In this country, we got away from overcrowding because we learned what the consequences of doing so were. Now we're regressing and communities are turning a blind eye to it all. If they make any laws to deal with it, the laws have no teeth in them.
Try selling your house when the one next door is an overcrowded flophouse.
People make excuses for living like this saying it is the only way that they can live near their jobs. No one has a God-given right to live near their jobs. These people need to do what others do---suck it up and deal with a commute.
What trap? Almost everyone I know in the UK or Italy (just a couple of places) lived with family until they married. If what you're saying is they didn't fall into the trap of single people thinking they should be able to live alone on one salary in their late 20s, then yes I agree.
Ross Perot would have been a disaster. At least Ron Paul doesn't really believe what he is saying. Perot did.
The UK followed the same idiotic economic and immigration policies as the US and is so politically dysfunctional at this point that Scottish independence is on the brink of reality. Italy has never been in the same league as the United States. It is a third tier developed nation with rampant institutionalized corruption. Nothing gets done. It's taken Venice two decades to even begin building the Sea Gates they desperately need.

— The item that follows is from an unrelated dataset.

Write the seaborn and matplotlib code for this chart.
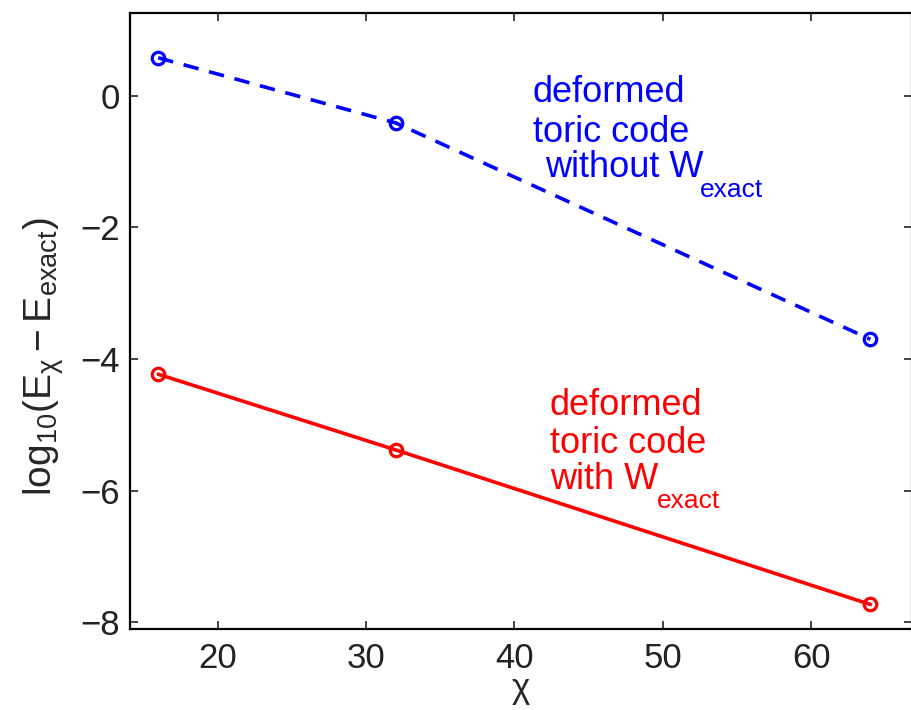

I'm talking about places like Germany, Switzerland, Scandinavia, the Baltic nations. In nearly all of those places, it is normal for young people to strike out on their own during their 20s and it still is.
Wow, is that real? Sounds almost too good to be true. That level of security isn't something I've ever experienced. I do well but it's been a struggle to get here. And I am saddened and concerned about the younger generations.
Yes, that's for real. And a college graduate had EVERY expectation of getting hired right out of college for a nice salary with benefits. (Unless the student majored in something useless, like Ballet Appreciation. Someone with a solid degree could reasonably expect to start living the good life straight out of school.)
Furthermore, it was once possible to attend a good school while working full time and graduate with no debt. That's how I did it. When I graduated, I took a couple years off and traveled the world with my leftover tuition money, just because that was an option.
artificial temporary economic advantage over the world. Yes, these changes will take generations most likely.
You keep saying artificial, when in fact it happened, because of American ingenuity, and because it actually happened it was not artificial.
We chose to wreck Central Europe and Japan and partner with the USSR, the wonderful "ally" that repressed and killed its own citizens, thereby it was not "artificial". And if we did not go to war with the Axis, we would have still been a world super power being the Axis powers could not even dream of going to war with us, unless one is of the ridiculous thought that Hitler was going to attempt a war with the US by way of Brazil (LMAO).
Anyway, if a grown man encounters a normal American woman on the dating scene and tells her he lives with parents, she likely will think he is nuts, doesn't make a decent living, or is heavily in debt. At least this is what I've seen, ESPECIALLY if the guy lives in an apartment with parents (sure makes enough room to romance a woman).
I'm talking about places like Germany, Switzerland, Scandinavia, the Baltic nations. In nearly all of those places, it is normal for young people to strike out on their own during their 20s and it still is.
So you're also in favor of their highly socialist economies and scaled-down lifestyles, then. Everything is connected.